Source: https://archive.org/details/thenewtyp

Tschichold wrote the manifesto of modern typographic design at twenty-six, declaring that asymmetry, sans-serif type, and functional clarity should replace the centered, ornamented tradition of centuries.

The book systematized the typographic experiments of the Bauhaus and Russian constructivism into a set of principles for everyday practice — posters, letterheads, advertisements, books.

What makes it more interesting than most manifestos is that Tschichold later recanted, returning to classical symmetric typography and calling his own earlier work fanatical.

The reversal does not diminish the original; it enriches it, because it shows that design convictions are historical, not eternal.
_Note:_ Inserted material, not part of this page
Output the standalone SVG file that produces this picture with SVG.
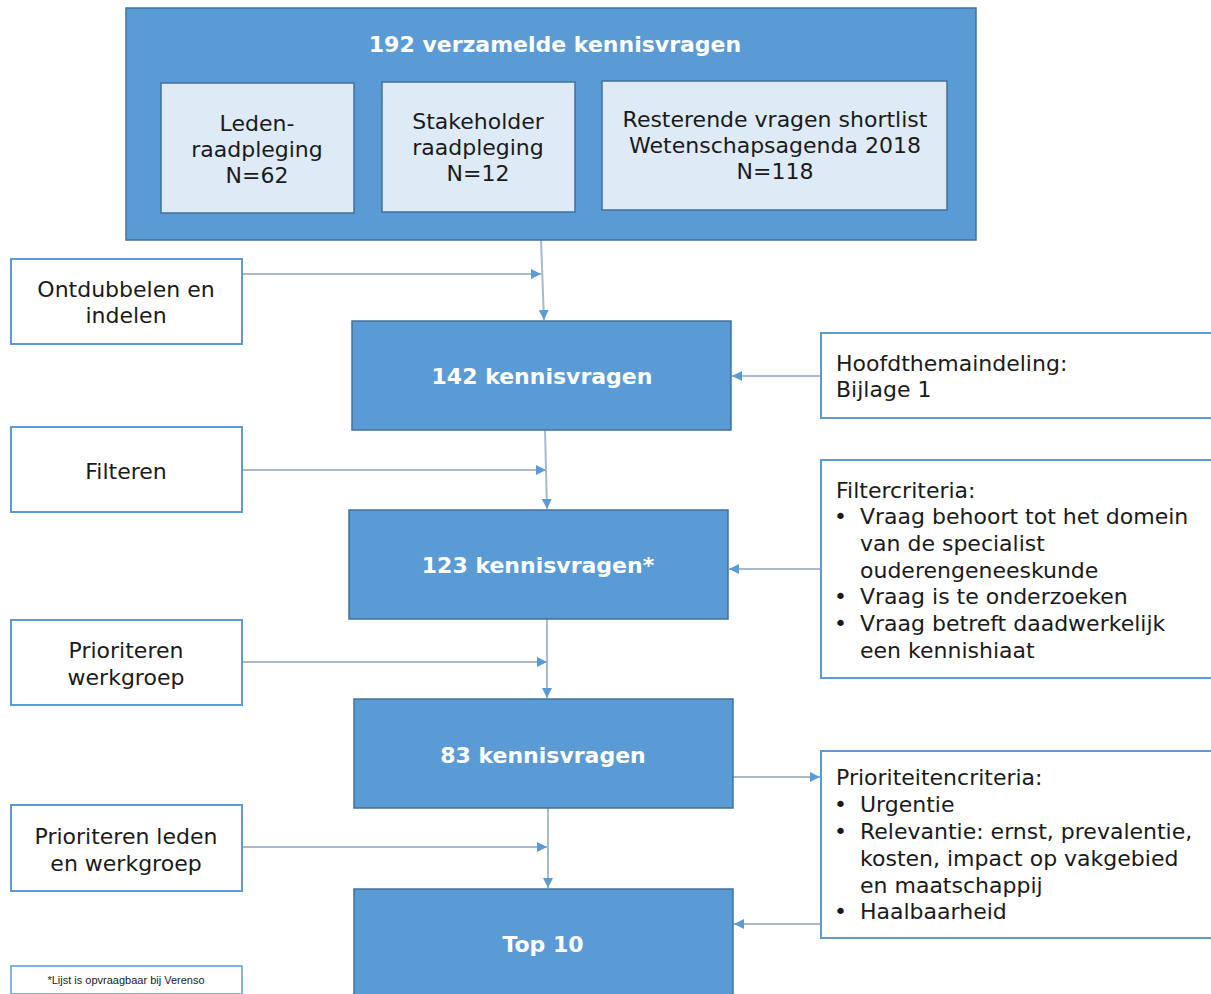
<svg xmlns="http://www.w3.org/2000/svg" width="1211" height="994" viewBox="0 0 1211 994">
<style>
.blue{fill:#5B9BD5;stroke:#41719C;stroke-width:1.5}
.light{fill:#DEEBF7;stroke:#41719C;stroke-width:1.5}
.white{fill:#FFFFFF;stroke:#5B9BD5;stroke-width:2}
.t{font-family:"DejaVu Sans",Verdana,sans-serif;font-size:22px;fill:#1a1a1a}
.c{text-anchor:middle}
.b{font-family:"DejaVu Sans",Verdana,sans-serif;font-size:22px;font-weight:bold;fill:#FFFFFF;text-anchor:middle}
.ln{stroke:#A9B9CB;stroke-width:2;fill:none}
.fn{font-family:"Liberation Sans",Arial,sans-serif;font-size:11px;fill:#1a1a1a;text-anchor:middle}
</style>
<defs>
<marker id="ah" viewBox="0 0 10 10" refX="10" refY="5" markerWidth="10" markerHeight="10" markerUnits="userSpaceOnUse" orient="auto">
<path d="M0,0 L10,5 L0,10 Z" fill="#5B9BD5"/>
</marker>
</defs>
<rect width="1211" height="994" fill="#FFFFFF"/>

<g id="connectors">
<line class="ln" x1="541" y1="240" x2="544" y2="320" marker-end="url(#ah)"/>
<line class="ln" x1="242" y1="274" x2="541" y2="274" marker-end="url(#ah)"/>
<line class="ln" x1="545" y1="430" x2="547" y2="509" marker-end="url(#ah)"/>
<line class="ln" x1="242" y1="470" x2="546" y2="470" marker-end="url(#ah)"/>
<line class="ln" x1="547" y1="619" x2="547" y2="698" marker-end="url(#ah)"/>
<line class="ln" x1="242" y1="662" x2="547" y2="662" marker-end="url(#ah)"/>
<line class="ln" x1="548" y1="808" x2="548" y2="888" marker-end="url(#ah)"/>
<line class="ln" x1="242" y1="847" x2="547" y2="847" marker-end="url(#ah)"/>
<line class="ln" x1="821" y1="376" x2="732" y2="376" marker-end="url(#ah)"/>
<line class="ln" x1="821" y1="569" x2="729" y2="569" marker-end="url(#ah)"/>
<line class="ln" x1="733" y1="777" x2="820" y2="777" marker-end="url(#ah)"/>
<line class="ln" x1="821" y1="924" x2="734" y2="924" marker-end="url(#ah)"/>
</g>

<g id="top">
<rect class="blue" x="126" y="8" width="850" height="232"/>
<text class="b" x="555" y="52">192 verzamelde kennisvragen</text>
</g>
<g id="leden">
<rect class="light" x="161" y="83" width="193" height="130"/>
<text class="t c" x="257" y="131">Leden-</text>
<text class="t c" x="257" y="157">raadpleging</text>
<text class="t c" x="257" y="183">N=62</text>
</g>
<g id="stakeholder">
<rect class="light" x="382" y="82" width="193" height="130"/>
<text class="t c" x="478" y="129">Stakeholder</text>
<text class="t c" x="478" y="155">raadpleging</text>
<text class="t c" x="478" y="181">N=12</text>
</g>
<g id="resterende">
<rect class="light" x="602" y="81" width="345" height="129"/>
<text class="t c" x="775" y="127">Resterende vragen shortlist</text>
<text class="t c" x="775" y="153">Wetenschapsagenda 2018</text>
<text class="t c" x="775" y="179">N=118</text>
</g>

<g id="ontdubbelen">
<rect class="white" x="11" y="259" width="231" height="85"/>
<text class="t c" x="126" y="297">Ontdubbelen en</text>
<text class="t c" x="126" y="323">indelen</text>
</g>
<g id="filteren">
<rect class="white" x="11" y="427" width="231" height="85"/>
<text class="t c" x="126" y="479">Filteren</text>
</g>
<g id="prioriteren-werkgroep">
<rect class="white" x="11" y="620" width="231" height="85"/>
<text class="t c" x="126" y="658">Prioriteren</text>
<text class="t c" x="126" y="685">werkgroep</text>
</g>
<g id="prioriteren-leden">
<rect class="white" x="11" y="805" width="231" height="86"/>
<text class="t c" x="126" y="844">Prioriteren leden</text>
<text class="t c" x="126" y="871">en werkgroep</text>
</g>
<g id="footnote">
<rect class="white" x="11" y="966" width="231" height="28" style="stroke-width:1.5"/>
<text class="fn" x="126" y="984">*Lijst is opvraagbaar bij Verenso</text>
</g>

<g id="k142">
<rect class="blue" x="352" y="321" width="379" height="109"/>
<text class="b" x="542" y="384">142 kennisvragen</text>
</g>
<g id="k123">
<rect class="blue" x="349" y="510" width="379" height="109"/>
<text class="b" x="538" y="573">123 kennisvragen*</text>
</g>
<g id="k83">
<rect class="blue" x="354" y="699" width="379" height="109"/>
<text class="b" x="543" y="763">83 kennisvragen</text>
</g>
<g id="top10">
<rect class="blue" x="354" y="889" width="379" height="110"/>
<text class="b" x="543" y="952">Top 10</text>
</g>

<g id="hoofdthema">
<rect class="white" x="821" y="333" width="395" height="85"/>
<text class="t" x="836" y="371">Hoofdthemaindeling:</text>
<text class="t" x="836" y="397">Bijlage 1</text>
</g>
<g id="filtercriteria">
<rect class="white" x="821" y="460" width="395" height="218"/>
<text class="t" x="836" y="498">Filtercriteria:</text>
<text class="t" x="834" y="524">•</text><text class="t" x="860" y="524">Vraag behoort tot het domein</text>
<text class="t" x="860" y="551">van de specialist</text>
<text class="t" x="860" y="578">ouderengeneeskunde</text>
<text class="t" x="834" y="604">•</text><text class="t" x="860" y="604">Vraag is te onderzoeken</text>
<text class="t" x="834" y="631">•</text><text class="t" x="860" y="631">Vraag betreft daadwerkelijk</text>
<text class="t" x="860" y="658">een kennishiaat</text>
</g>
<g id="prioriteitencriteria">
<rect class="white" x="821" y="751" width="395" height="187"/>
<text class="t" x="836" y="785">Prioriteitencriteria:</text>
<text class="t" x="834" y="812">•</text><text class="t" x="860" y="812">Urgentie</text>
<text class="t" x="834" y="839">•</text><text class="t" x="860" y="839">Relevantie: ernst, prevalentie,</text>
<text class="t" x="860" y="866">kosten, impact op vakgebied</text>
<text class="t" x="860" y="893">en maatschappij</text>
<text class="t" x="834" y="919">•</text><text class="t" x="860" y="919">Haalbaarheid</text>
</g>
</svg>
The New Typography remains the clearest statement of the modernist position in graphic design, and the fact that its author rejected it is the best argument for holding any design principle with intellectual honesty.

Central argument

Tschichold argues that modern life demands a new typography built on asymmetric layouts, sans-serif typefaces, and functional clarity — and that the centered, ornamented typography inherited from the classical tradition is not merely old-fashioned but actively obstructive to communication. Drawing on Bauhaus and Russian constructivist experiments, he systematizes these principles into concrete rules for everyday commercial print: posters, letterheads, advertisements. The core thesis is that form must follow communicative function, and that visual hierarchy — not decoration — is the primary tool of the designer.

Critique

The book's greatest weakness is the one its author eventually conceded: the principles are presented as universal laws derived from reason, but they are in fact historically situated convictions shaped by a specific political and aesthetic moment in Weimar-era Europe. Tschichold's later return to classical typography — and his description of his earlier stance as fanatical — exposes the dogmatism embedded in the original argument: a manifesto that claims to be functional analysis is partly ideological assertion. A thoughtful reader will notice that the book offers no framework for distinguishing timeless functional insight from period-specific preference, which limits its use as a neutral design grammar.

Why it matters for product

For a CPO, the book's deeper lesson is not about type but about the lifecycle of design principles inside organizations: teams routinely codify what was once an intelligent response to a specific context into a rigid system rule, stripping it of the judgment that made it valuable. The Tschichold reversal is a precise model for what happens when a design system, a set of UX heuristics, or a product principle outlives the problem it was solving — the principle persists, but its rationale has quietly expired. Holding design decisions with what the curator calls intellectual honesty means building review mechanisms that distinguish load-bearing constraints from inherited doctrine.